For many people their aim is to see the sunrise at the summit. That’s why a lot of climbers and tours chose to start their climbing early, around noon and spend a night in one of the huts between the 7th and 8th stations. However, there is also the option for you to start in the evening and climb through the night. Whichever you choose, please bare in mind your physical condition. It’s better to pay some extra money to get some rest than to put yourself at risk.

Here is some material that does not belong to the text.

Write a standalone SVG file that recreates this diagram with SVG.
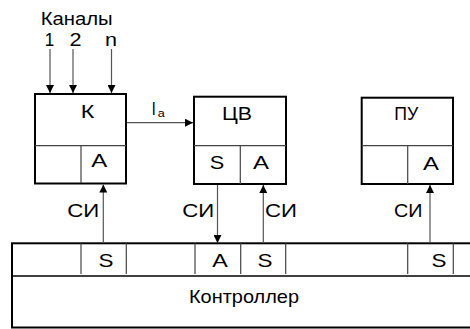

Now you know everything you need to know to be ready to try to climb Mount Fuji. That being said, there are many things you have to take in consideration before deciding to climb Mount Fuji. The road to the top is not that difficult and does not require any special climbing skills; in other words, almost anyone can do it. However, you still have to be responsible for yourself and do not underestimate the hazards of this activity; remember, you are climbing a mountain. This means that there is a chance of being injured, getting sick or be stranded due to exhaustion. Please, consider your physical condition, climb at your own pace, and rest as many times as you need to; pay special attention to what your body is telling you. In case you feel that you cannot make it, it is better to go back down before anything dangerous happens. Also, remember that if you are so exhausted that you can not make it back, the guides will have to call for a horse service to pick you up and this will cost you around 50,000 yen. More important than money, is your health and wellbeing, so please, always have in mind that this is a trip in which you have to enjoy yourself, and not take any unnecessary risks.

We hope that this guide will help you during your trip to Mount Fuji. Enjoy the beauty of the nature and have a great time on your hike!!